FRAYER: ...In which, instead of a male priest, four priestesses performed a multilingual, egalitarian ceremony stripped of patriarchal traditions.


UNIDENTIFIED PEOPLE: (Chanting in Sanskrit).

CHAUDHURI: Here, we both walked up together. My father didn't give me away. The onus doesn't fall on the girl. Like, it's not the bride who's kind of praying for the long life of her husband and, you know, his family.

FRAYER: The groom prayed for his in-laws, too.

UNIDENTIFIED PERSON #1: (Singing in Sanskrit).

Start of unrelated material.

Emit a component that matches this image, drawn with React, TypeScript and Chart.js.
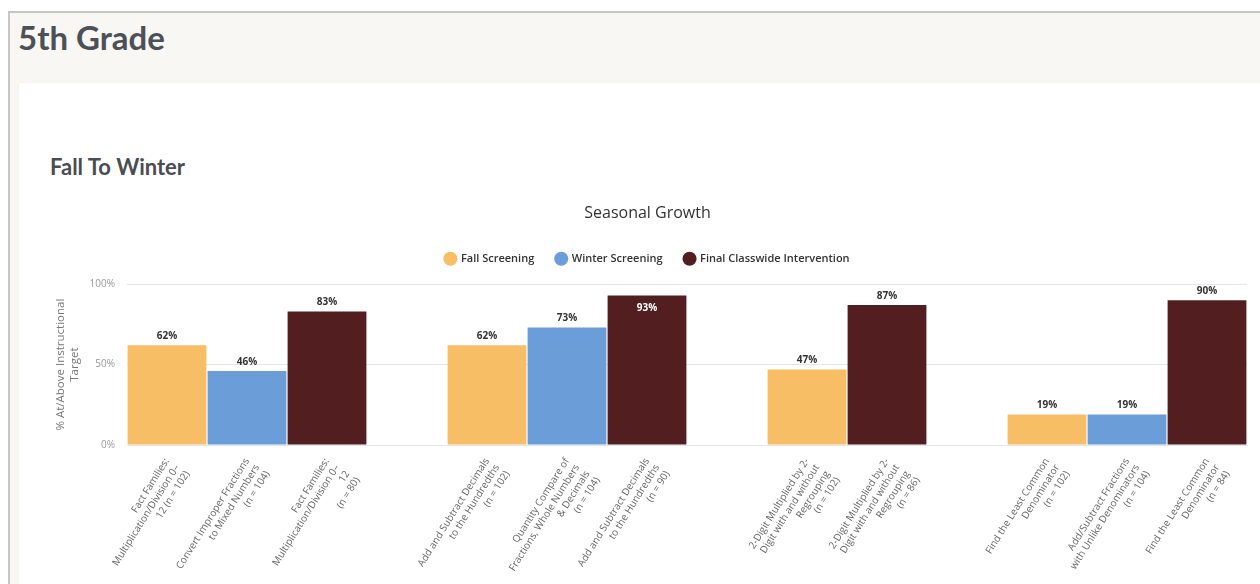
import React, { useEffect, useRef } from 'react';
import { Chart, registerables } from 'chart.js';

Chart.register(...registerables);

const categories: (string | string[])[] = [
  ['Fact Families:', 'Multiplication/Division 0–', '12 (n = 102)'],
  ['Convert Improper Fractions', 'to Mixed Numbers', '(n = 104)'],
  ['Fact Families:', 'Multiplication/Division 0–', '12', '(n = 80)'],
  '',
  ['Add and Subtract Decimals', 'to the Hundredths', '(n = 102)'],
  ['Quantity Compare of', 'Fractions, Whole Numbers', '& Decimals', '(n = 104)'],
  ['Add and Subtract Decimals', 'to the Hundredths', '(n = 90)'],
  '',
  ['2-Digit Multiplied by 2-', 'Digit with and without', 'Regrouping', '(n = 102)'],
  ['2-Digit Multiplied by 2-', 'Digit with and without', 'Regrouping', '(n = 86)'],
  '',
  ['Find the Least Common', 'Denominator', '(n = 102)'],
  ['Add/Subtract Fractions', 'with Unlike Denominators', '(n = 104)'],
  ['Find the Least Common', 'Denominator', '(n = 84)'],
];

const fallValues = [62, null, null, null, 62, null, null, null, 47, null, null, 19, null, null];
const winterValues = [null, 46, null, null, null, 73, null, null, null, null, null, null, 19, null];
const finalValues = [null, null, 83, null, null, null, 93, null, null, 87, null, null, null, 90];

const seriesNames = ['Fall Screening', 'Winter Screening', 'Final Classwide Intervention'];
const seriesColors = ['#F7BE65', '#6B9ED8', '#521E20'];

const yMin = 0;
const yMax = 100;
const yStep = 50;

const FONT = '"Open Sans", "DejaVu Sans", sans-serif';

const valueLabels = {
  id: 'valueLabels',
  afterDatasetsDraw(chart: any) {
    const ctx = chart.ctx;
    const area = chart.chartArea;
    ctx.save();
    ctx.font = `bold 10px ${FONT}`;
    ctx.textAlign = 'center';
    ctx.textBaseline = 'middle';
    chart.data.datasets.forEach((ds: any, di: number) => {
      const meta = chart.getDatasetMeta(di);
      meta.data.forEach((el: any, i: number) => {
        const v = ds.data[i];
        if (v == null) return;
        let y = el.y - 9;
        let color = '#333333';
        if (y - 6 < area.top) {
          y = el.y + 13;
          color = '#ffffff';
        }
        ctx.fillStyle = color;
        ctx.fillText(v + '%', el.x, y);
      });
    });
    ctx.restore();
  },
};

const legendGap = {
  id: 'legendGap',
  afterInit(chart: any) {
    const legend = chart.legend;
    if (!legend) return;
    const orig = legend.fit;
    legend.fit = function () {
      orig.call(legend);
      legend.height += 10;
    };
  },
};

function SeasonalChart() {
  const ref = useRef<HTMLCanvasElement | null>(null);
  useEffect(() => {
    if (!ref.current) return;
    const values = [fallValues, winterValues, finalValues];
    const chart = new Chart(ref.current, {
      type: 'bar',
      data: {
        labels: categories,
        datasets: seriesNames.map((name, i) => ({
          label: name,
          data: values[i],
          backgroundColor: seriesColors[i],
          borderWidth: 0,
          barPercentage: 1,
          categoryPercentage: 0.985,
        })),
      },
      options: {
        responsive: false,
        animation: false,
        layout: { padding: { left: 28, right: 28, top: 0, bottom: 0 } },
        plugins: {
          title: {
            display: true,
            text: 'Seasonal Growth',
            color: '#333333',
            font: { family: FONT, size: 16, weight: 'normal' },
            padding: { top: 9, bottom: 8 },
          },
          legend: {
            display: true,
            position: 'top',
            labels: {
              usePointStyle: true,
              pointStyle: 'circle',
              boxWidth: 10,
              boxHeight: 10,
              padding: 22,
              color: '#333333',
              font: { family: FONT, size: 11, weight: '600' },
            },
          },
          tooltip: { enabled: false },
        },
        scales: {
          x: {
            stacked: true,
            grid: { display: false },
            border: { display: true, color: '#dfe3ea', width: 1 },
            ticks: {
              autoSkip: false,
              minRotation: 58,
              maxRotation: 58,
              padding: 3,
              color: '#666666',
              font: { family: FONT, size: 10 },
            },
            afterFit(scale: any) {
              scale.height = 139;
            },
          },
          y: {
            stacked: false,
            min: yMin,
            max: yMax,
            grid: { color: '#e6e6e6', drawTicks: false },
            border: { display: false },
            ticks: {
              stepSize: yStep,
              padding: 12,
              color: '#999999',
              font: { family: FONT, size: 10 },
              callback: (v: any) => v + '%',
            },
            title: {
              display: true,
              text: ['% At/Above Instructional', 'Target'],
              color: '#777777',
              font: { family: FONT, size: 11.5 },
              padding: { top: 6, bottom: 0 },
            },
            afterFit(scale: any) {
              scale.width = 79;
            },
          },
        },
      },
      plugins: [valueLabels, legendGap],
    } as any);
    return () => chart.destroy();
  }, []);
  return (
    <canvas
      ref={ref}
      width={1255}
      height={389}
      style={{ position: 'absolute', left: 20, top: 195, width: 1255, height: 389 }}
    />
  );
}

export default function App() {
  return (
    <div
      style={{
        position: 'fixed',
        left: 0,
        top: 0,
        width: 1260,
        height: 584,
        overflow: 'hidden',
        background: '#ffffff',
      }}
    >
      <div
        style={{
          position: 'absolute',
          left: 8,
          top: 11,
          width: 1300,
          height: 640,
          background: '#f8f7f3',
          borderLeft: '2px solid #c6c6c6',
          borderTop: '2px solid #c6c6c6',
        }}
      />
      <div
        style={{
          position: 'absolute',
          left: 18,
          top: 16,
          fontFamily: 'Lato, sans-serif',
          fontWeight: 700,
          fontSize: 33,
          lineHeight: '42px',
          color: '#4d5157',
          whiteSpace: 'nowrap',
        }}
      >
        5th Grade
      </div>
      <div
        style={{
          position: 'absolute',
          left: 19,
          top: 83,
          width: 1300,
          height: 600,
          background: '#ffffff',
          boxShadow: '0 0 3px rgba(0,0,0,0.04)',
        }}
      />
      <div
        style={{
          position: 'absolute',
          left: 50,
          top: 153,
          fontFamily: 'Lato, sans-serif',
          fontWeight: 700,
          fontSize: 22,
          lineHeight: '28px',
          color: '#4a4d52',
          whiteSpace: 'nowrap',
        }}
      >
        Fall To Winter
      </div>
      <SeasonalChart />
    </div>
  );
}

FRAYER: On a stage in downtown Kolkata, the same priestesses who married Sharmistha are rehearsing hymns for something even larger. Their participation in this week's Durga Puja festival made headlines across India. And they've been flooded with requests to officiate more Hindu rituals.

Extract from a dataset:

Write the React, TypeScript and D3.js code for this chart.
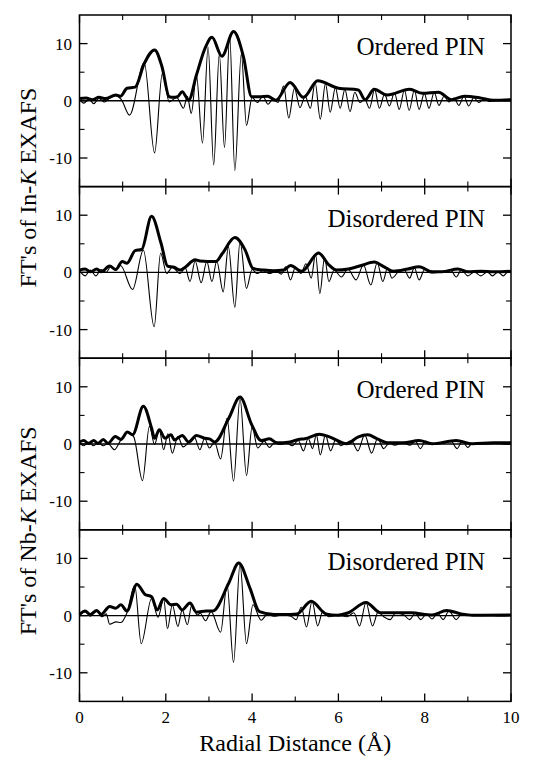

NANDINI: Nonstop (laughter) - it's irritating at times.

FRAYER: Nandini, one of the priestesses, who goes by one name, says it wasn't like this when she first started 10 years ago.

NANDINI: In the beginning, we got very little calls because people naturally did not believe in us. They thought, what will the women do?

FRAYER: Once, after she performed a wedding, one of the newlyweds' conservative relatives brought in a male priest to repeat the ceremony just to make sure it was valid. But unlike Catholicism, for example, which has the Vatican, Hinduism has no one central doctrinal authority. Nandini is a Sanskrit scholar. She claims as much right to interpret or reinterpret scripture as any other priest.

NANDINI: I have just omitted those portions which are regressive to women, like kanyadaan, donation of the daughter to the husband, in-laws. Naturally, how can I keep that when women of today are so enlightened? They are empowered.

FRAYER: Nandini thinks India and Hinduism are ready for this change. But the vast majority of Hindu priests are still men, not even just any men - men from the Brahmin - highest - caste. These new priestesses are working primarily in one of India's most liberal states, West Bengal. But even here, some have a problem with what they're doing.

And Sudeshna Chakraborty has heard from them.

SUDESHNA CHAKRABORTY: Some people used to call me up and - how can you do this? What is the reason behind you?

FRAYER: She's another Hindu priestess who left corporate life five years ago to study Sanskrit scripture. She's gotten harassing phone calls from male priests, who she suspects feel threatened. But for every harassing call, she says she gets many more from women who want to follow in her footsteps.



CHAKRABORTY: Hello. Namaste.

FRAYER: Namaste.

So on the third floor of an old colonial building in downtown Kolkata, Sudeshna is running classes for priestesses in training.

UNIDENTIFIED PEOPLE: (Singing in Sanskrit).

FRAYER: One of her top students is Tina Halder. She's a woman. She's not a Brahmin. But she is determined.

TINA HALDER: At very first, we faced little problems. But after few times, when we practice this, I get confident in myself.

FRAYER: She says she's confident that Hindu priestesses like her can help make an ancient religion more inclusive.

Lauren Frayer, NPR News in Kolkata, India.

UNIDENTIFIED PEOPLE: (Singing in Sanskrit).